Control Risks’ Saleri said an asymmetric response in the form of hybrid or cyberattacks remains a likely form of escalation. “The Baltic region remains a hotspot for Russia’s sabotage activities,” and deep offshore assets there will likely remain exposed to the heightened threat, he said. Elsewhere across Europe, dispersed and weakly defended assets are the most likely targets, including power transmission facilities, he added.
Russia’s response could also play out in the Middle East, where Washington is struggling to contain multiple conflicts stemming from the Israel-Gaza war.
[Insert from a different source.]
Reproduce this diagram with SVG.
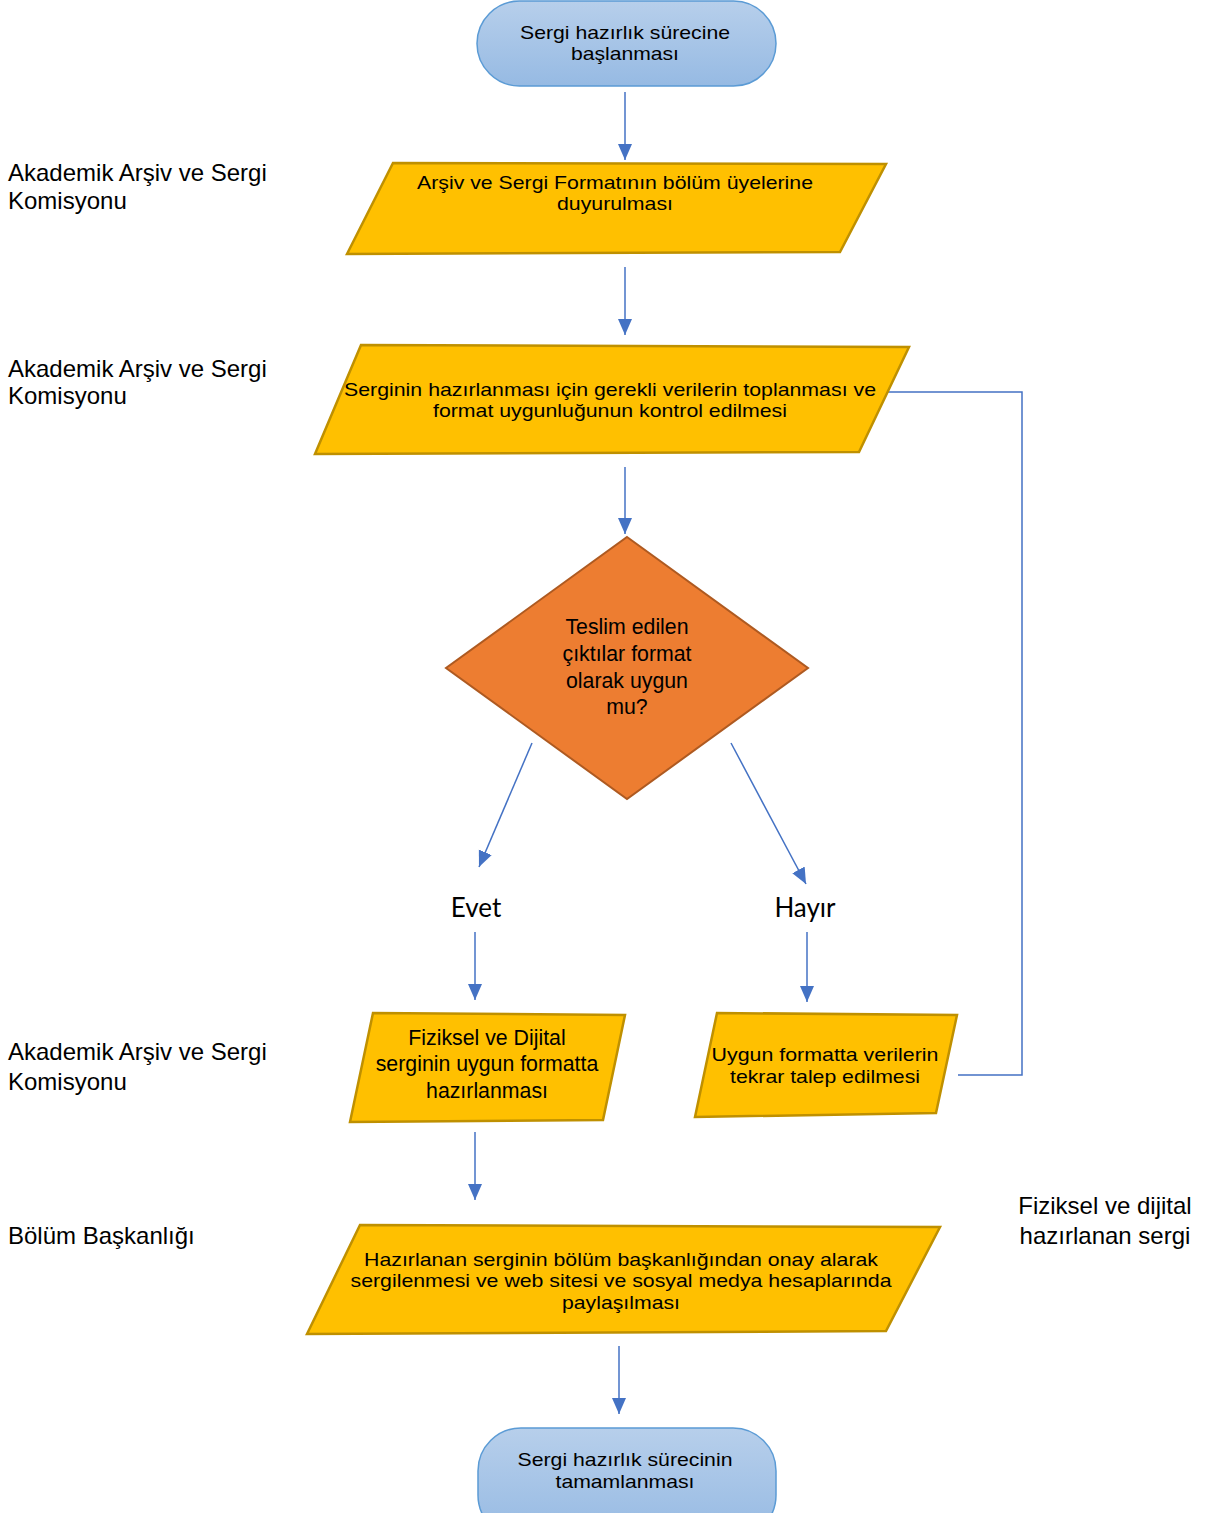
<svg xmlns="http://www.w3.org/2000/svg" width="1208" height="1513" viewBox="0 0 1208 1513">
<defs>
<linearGradient id="termGrad" x1="0" y1="0" x2="0" y2="1">
<stop offset="0" stop-color="#b7cfeb"/>
<stop offset="1" stop-color="#96bae3"/>
</linearGradient>
<marker id="arr" markerUnits="userSpaceOnUse" markerWidth="16" markerHeight="16" viewBox="0 0 16 16" refX="16" refY="8" orient="auto">
<path d="M0,1 L16,8 L0,15 Z" fill="#4472c4"/>
</marker>
</defs>
<style>
.term{fill:url(#termGrad);stroke:#5b9bd5;stroke-width:1.5}
.para{fill:#ffc000;stroke:#bf9000;stroke-width:2.5}
.dia{fill:#ed7d31;stroke:#ae5a21;stroke-width:2}
.t{font-family:"Liberation Sans",Arial,sans-serif;font-size:21.3px;fill:#000;text-anchor:middle}
.c{font-family:"Liberation Sans",Arial,sans-serif;font-size:19px;fill:#000;text-anchor:middle}
.side{font-family:"Liberation Sans",Arial,sans-serif;font-size:24px;fill:#000}
.lbl{font-family:Lato,"Open Sans",sans-serif;font-size:26px;fill:#000;text-anchor:middle}
.con{stroke:#4472c4;stroke-width:1.5;fill:none}
</style>
<rect width="1208" height="1513" fill="#fff"/>

<g id="connectors">
<line class="con" x1="625" y1="92" x2="625" y2="160" marker-end="url(#arr)"/>
<line class="con" x1="625" y1="267" x2="625" y2="335" marker-end="url(#arr)"/>
<line class="con" x1="625" y1="467" x2="625" y2="534" marker-end="url(#arr)"/>
<line class="con" x1="532" y1="743" x2="479" y2="867" marker-end="url(#arr)"/>
<line class="con" x1="731" y1="743" x2="806" y2="884" marker-end="url(#arr)"/>
<line class="con" x1="475" y1="932" x2="475" y2="1000" marker-end="url(#arr)"/>
<line class="con" x1="807" y1="932" x2="807" y2="1002" marker-end="url(#arr)"/>
<line class="con" x1="475" y1="1132" x2="475" y2="1200" marker-end="url(#arr)"/>
<line class="con" x1="619" y1="1346" x2="619" y2="1414" marker-end="url(#arr)"/>
<polyline class="con" points="888,392 1022,392 1022,1075 958,1075"/>
</g>

<g id="start">
<rect class="term" x="477" y="1" width="299" height="85" rx="42.5"/>
<text class="c" x="625" y="38.5" textLength="210" lengthAdjust="spacingAndGlyphs">Sergi hazırlık sürecine</text>
<text class="c" x="625" y="60" textLength="108" lengthAdjust="spacingAndGlyphs">başlanması</text>
</g>

<g id="announce">
<polygon class="para" points="347,254 393,163 886,164 840,252"/>
<text class="c" x="615" y="188.5" textLength="396" lengthAdjust="spacingAndGlyphs">Arşiv ve Sergi Formatının bölüm üyelerine</text>
<text class="c" x="615" y="210" textLength="116" lengthAdjust="spacingAndGlyphs">duyurulması</text>
</g>

<g id="collect">
<polygon class="para" points="315,454 361,345 909,347 859,452"/>
<text class="c" x="610" y="395.5" textLength="532" lengthAdjust="spacingAndGlyphs">Serginin hazırlanması için gerekli verilerin toplanması ve</text>
<text class="c" x="610" y="417" textLength="354" lengthAdjust="spacingAndGlyphs">format uygunluğunun kontrol edilmesi</text>
</g>

<g id="decision">
<polygon class="dia" points="627,537 808,668 627,799 446,668"/>
<text class="t" x="627" y="634">Teslim edilen</text>
<text class="t" x="627" y="661">çıktılar format</text>
<text class="t" x="627" y="688">olarak uygun</text>
<text class="t" x="627" y="714">mu?</text>
</g>

<g id="label-evet">
<text class="lbl" x="476" y="917">Evet</text>
</g>
<g id="label-hayir">
<text class="lbl" x="805" y="917">Hayır</text>
</g>

<g id="prepare">
<polygon class="para" points="350,1122 373,1013 625,1015 603,1120"/>
<text class="t" x="487" y="1045">Fiziksel ve Dijital</text>
<text class="t" x="487" y="1071">serginin uygun formatta</text>
<text class="t" x="487" y="1098">hazırlanması</text>
</g>

<g id="rerequest">
<polygon class="para" points="695,1117 717,1013 957,1015 936,1113"/>
<text class="c" x="825" y="1061" textLength="227" lengthAdjust="spacingAndGlyphs">Uygun formatta verilerin</text>
<text class="c" x="825" y="1082.5" textLength="190" lengthAdjust="spacingAndGlyphs">tekrar talep edilmesi</text>
</g>

<g id="approve">
<polygon class="para" points="307,1334 360,1225 940,1227 886,1331"/>
<text class="c" x="621" y="1265.5" textLength="514" lengthAdjust="spacingAndGlyphs">Hazırlanan serginin bölüm başkanlığından onay alarak</text>
<text class="c" x="621" y="1287" textLength="541" lengthAdjust="spacingAndGlyphs">sergilenmesi ve web sitesi ve sosyal medya hesaplarında</text>
<text class="c" x="621" y="1308.5" textLength="118" lengthAdjust="spacingAndGlyphs">paylaşılması</text>
</g>

<g id="end">
<rect class="term" x="478" y="1428" width="298" height="110" rx="43"/>
<text class="c" x="625" y="1466" textLength="215" lengthAdjust="spacingAndGlyphs">Sergi hazırlık sürecinin</text>
<text class="c" x="625" y="1487.5" textLength="139" lengthAdjust="spacingAndGlyphs">tamamlanması</text>
</g>

<g id="side-labels">
<text class="side" x="8" y="181">Akademik Arşiv ve Sergi</text>
<text class="side" x="8" y="209">Komisyonu</text>
<text class="side" x="8" y="377">Akademik Arşiv ve Sergi</text>
<text class="side" x="8" y="404">Komisyonu</text>
<text class="side" x="8" y="1060">Akademik Arşiv ve Sergi</text>
<text class="side" x="8" y="1090">Komisyonu</text>
<text class="side" x="8" y="1244">Bölüm Başkanlığı</text>
<text class="side" x="1105" y="1214" text-anchor="middle">Fiziksel ve dijital</text>
<text class="side" x="1105" y="1244" text-anchor="middle">hazırlanan sergi</text>
</g>
</svg>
Moscow has deepened ties with partners in Iran, Syria and Lebanon as well as with Yemen’s Houthis — and there are conflicting reports over whether Moscow has provided targeting data to the Houthis to disrupt international shipping. “Russia certainly looks at the war in Ukraine as a global war,” said the Washington Institute’s Anna Borshchevskaya. “In order to create pressure on one theater, they use another theater.”
Gas Supply Risk
Then there is the risk of a further reduction or a complete halt of piped Russian gas via Ukraine after the current five-year transit deal between Moscow and Kyiv expires at the end of this year — with the two sides and EU states deadlocked on a new transit scheme. Unless an agreement is reached, risks will grow for the Ukrainian gas transmission system to become a target of Russian strikes. While piped Russian gas flows to Europe are down nearly 80% from prewar levels, Europe’s imports of Russian gas and LNG are set to rise this year for the first time since 2022.